Tuesday, May 25, 2010

Books to be Reviewed: Against The Flow by Tom Fort

Thanks to Natalie Higgins for sending me a copy of Against the Flow by Tom Fort for reviewing. This is a travel book about one man's travels and angling adventures around Eastern Europe on two trips, one just after the collapse of Communism and one more recent.

"Twenty years ago, Tom Fort drove his little red car onto the ferry at Felixstowe, bound for all points east. Eastern Europe was still a faraway place, just emerging from its half-century of waking nightmare, blinking, injured, full of fears but importantly full of hope too. Things were different then. Czechoslovakia was still Czechoslovakia, Russia was the USSR and the Warsaw Pact had not formally dissolved. But what did exist then, as they do now, were the rivers: the nations' lifeblood. It was along and by these rivers that Fort travelled around Eastern Europe meeting its people and immersing himself in its culture. Since that trip though, much has changed and in more recent years around one million Poles have settled in Britain. Fort's local paper has a Polish edition, his supermarket has a full range of Polish bread, sausage and beer and an influx of Polish businesses opened in his town centre. And it's not just the Poles, his gym has a Lithuanian trainer and the woman who cuts his hair is from Hungary. As a tide of people began to leave Eastern Europe and settle in the UK, Tom Fort started to wonder about what they were leaving behind and whether the friends he had made all those years ago remained. And so he decided to make the journey again."

A review will soon appear here. For those that want to purchase a copy now, orders can be placed here: Against the Flow.

Friday, May 14, 2010

Books to be Reviewed: The Missing by Jane Casey

Thanks to Caroline Newbury for sending me a copy of The Missing by Jane Casey for reviewing, this is her first novel and deals with the investigation of a missing child.

"Jenny Shepherd is twelve years old and missing...Her teacher, Sarah Finch, knows better than most that the chances of finding her alive are diminishing with every day she is gone. As a little girl her older brother had gone out to play one day and never returned. The strain of never knowing what has happened to Charlie had ripped Sarah's family apart. Now in her early twenties, she is back living at home, trapped with a mother who drinks too much and keeps her brother's bedroom as a shrine to his memory. Then, horrifically, it is Sarah who finds Jenny's body, beaten and abandoned in the woods near her home. As she's drawn into the police investigation and the heart of a media storm, Sarah's presence arouses suspicion too. But it not just the police who are watching her... "
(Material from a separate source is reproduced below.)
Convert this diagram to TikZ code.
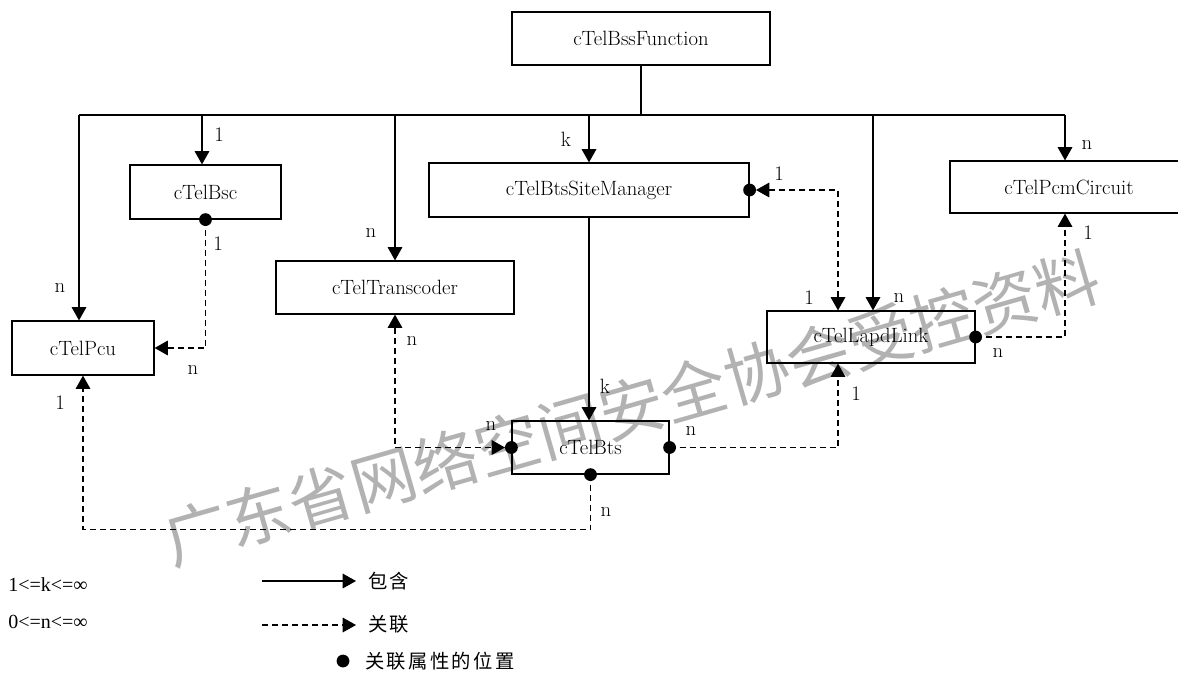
\documentclass[tikz,border=0pt]{standalone}
\usepackage{fontspec}
\newfontfamily\cjk[LetterSpace=12]{Noto Sans CJK SC}
\newfontfamily\wmfont{Noto Sans CJK SC}
\newfontfamily\legfont{Liberation Serif}
\usetikzlibrary{arrows.meta}
\begin{document}
\begin{tikzpicture}[x=0.75pt,y=-0.75pt,
  box/.style={draw, line width=0.9pt, inner sep=0pt, font=\fontsize{15.5}{18}\selectfont},
  lab/.style={inner sep=0pt, font=\fontsize{15.5}{18}\selectfont},
  line/.style={line width=0.9pt},
  contain/.style={line width=0.9pt, -{Triangle[length=10pt,width=11pt]}},
  assoc/.style={line width=0.9pt, dash pattern=on 4.5pt off 3pt, -{Triangle[length=10pt,width=11pt]}},
  assoc2/.style={line width=0.9pt, dash pattern=on 4.5pt off 3pt, {Triangle[length=10pt,width=11pt]}-{Triangle[length=10pt,width=11pt]}},
  leg/.style={inner sep=0pt, anchor=west, font=\legfont\fontsize{15}{17}\selectfont},
  cjklab/.style={inner sep=0pt, anchor=west, font=\cjk\fontsize{14.5}{17}\selectfont}
]
\useasboundingbox (0,0) rectangle (1178,675);
\fill[white] (0,0) rectangle (1178,675);

% watermark
\node[text=black!30, rotate=16, inner sep=0pt, font=\wmfont\fontsize{48.5}{52}\selectfont] (wm) at (632,408) {广东省网络空间安全协会受控资料};

% boxes
\node[box, minimum width=193.5pt, minimum height=39.75pt] (bss) at (641,38.5) {cTelBssFunction};
\node[box, minimum width=113.25pt, minimum height=40.5pt] (bsc) at (205.5,192) {cTelBsc};
\node[box, minimum width=240pt, minimum height=40.5pt] (bsm) at (589,190) {cTelBtsSiteManager};
\node[box, minimum width=178.5pt, minimum height=39pt] (pcm) at (1069,187) {cTelPcmCircuit};
\node[box, minimum width=178.5pt, minimum height=39.75pt] (trans) at (395,287.5) {cTelTranscoder};
\node[box, minimum width=106.5pt, minimum height=40.5pt] (pcu) at (83,348) {cTelPcu};
\node[box, minimum width=156pt, minimum height=39pt] (lapd) at (871,337) {cTelLapdLink};
\node[box, minimum width=117.75pt, minimum height=39.75pt] (bts) at (590.5,447.5) {cTelBts};

% bus
\coordinate (busL) at (79,115);
\coordinate (busR) at (1065,115);
\coordinate (xbsc) at (202,115);
\coordinate (xlapd) at (873,115);
\coordinate (xd) at (838,0);
\coordinate (xp) at (1065,0);
\draw[line] (bss.south) -- (bss.south |- busL);
\draw[line] (busL) -- (busR);
\draw[contain] (busL) -- (busL |- pcu.north);
\draw[contain] (xbsc) -- (xbsc |- bsc.north);
\draw[contain] (trans.north |- busL) -- (trans.north);
\draw[contain] (bsm.north |- busL) -- (bsm.north);
\draw[contain] (xlapd) -- (xlapd |- lapd.north);
\draw[contain] (busR) -- (busR |- pcm.north);
\draw[contain] (bsm.south) -- (bsm.south |- bts.north);

% associations
\draw[assoc] (bsc.south) |- (pcu.east);
\draw[assoc] (bts.south) -- ++(0,55) -| (pcu.south);
\draw[assoc2, shorten >=4.8pt] (trans.south) |- (bts.west);
\draw[assoc] (bts.east) -| (xd |- lapd.south);
\draw[assoc2, shorten <=4.8pt] (bsm.east) -| (xd |- lapd.north);
\draw[assoc] (lapd.east) -| (xp |- pcm.south);

% dots
\fill (bsc.south) circle[radius=4.8pt];
\fill (bts.south) circle[radius=4.8pt];
\fill (bts.west) circle[radius=4.8pt];
\fill (bts.east) circle[radius=4.8pt];
\fill (bsm.east) circle[radius=4.8pt];
\fill (lapd.east) circle[radius=4.8pt];

% multiplicity labels
\node[lab] (m1) at (219,135) {1};
\node[lab] (m2) at (566,139) {k};
\node[lab] (m3) at (371,233) {n};
\node[lab] (m4) at (60,288) {n};
\node[lab] (m5) at (1087,145) {n};
\node[lab] (m6) at (779,174) {1};
\node[lab] (m7) at (218,244) {1};
\node[lab] (m8) at (193,370) {n};
\node[lab] (m9) at (809,298) {1};
\node[lab] (m10) at (899,298) {n};
\node[lab] (m11) at (998,353) {n};
\node[lab] (m12) at (1088,233) {1};
\node[lab] (m13) at (412,341) {n};
\node[lab] (m14) at (605,386) {k};
\node[lab] (m15) at (491,426) {n};
\node[lab] (m16) at (691,431) {n};
\node[lab] (m17) at (856,394) {1};
\node[lab] (m18) at (606,512) {n};
\node[lab] (m19) at (60,403) {1};

% legend
\node[leg] (k1) at (8,585) {1<=k<=∞};
\node[leg] (n1) at (8,622) {0<=n<=∞};
\coordinate (ls1) at (262,581);
\coordinate (le1) at (356,581);
\coordinate (ls2) at (262,625);
\coordinate (le2) at (356,625);
\draw[contain] (ls1) -- (le1);
\draw[assoc] (ls2) -- (le2);
\node[cjklab] (t1) at (368,581) {包含};
\node[cjklab] (t2) at (368,624) {关联};
\fill (343,661) circle[radius=4.8pt];
\node[cjklab] (t3) at (365,661) {关联属性的位置};
\end{tikzpicture}
\end{document}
A review will soon appear here. For those that want to purchase a copy now, orders can be placed here: The Missing.

Sunday, May 9, 2010

Book Review: The Seven Gifts That Came To Earth by John Mellor

The Seven Gifts That Came To Earth is a set of seven allegorical stories linked by the story of a boy being tutored by an angel for the purpose of delivering seven gifts that have been bestowed upon earth.

This highly unusual tale delivers seven thought-provoking stories, laced with a large collection of some of the most bizarre and memorable characters that have ever appeared in a book. However, the linking narrative of the boy and angel make this far more than a collection of short stories and provide a clearer picture as to the meaning of each tale.

One of the wonders of this book is the strange set of characters and peculiar events set in an unusual juxtaposition; a medieval queen hosting a rock concert, a space-exploring bee and a philosopher that talks to a stone are all central to their own tales. At times, these quite incredible characters and events begin to strike the reader as insanity on the part of the author. However, if insanity it is, this is the type that gives birth to great achievements and in examining so many themes such as society, religion and environment, this book can be considered a great achievement by its author.

The Seven Gifts That Came To Earth is not a normal book with a normal story; it must be approached with an open mind and no preconceived ideas of how books should be written. If readers are looking for something original and thought-provoking, this offering from John Mellor nearly perfect - my only disappointment with the book was that it was over too quickly.


I would recommend The Seven Gifts That Came To Earth to a wide variety of open-minded and adventurous readers. Fans of the absurd and philosophy would particularly enjoy it and students of religion and the environment will find some useful themes here too.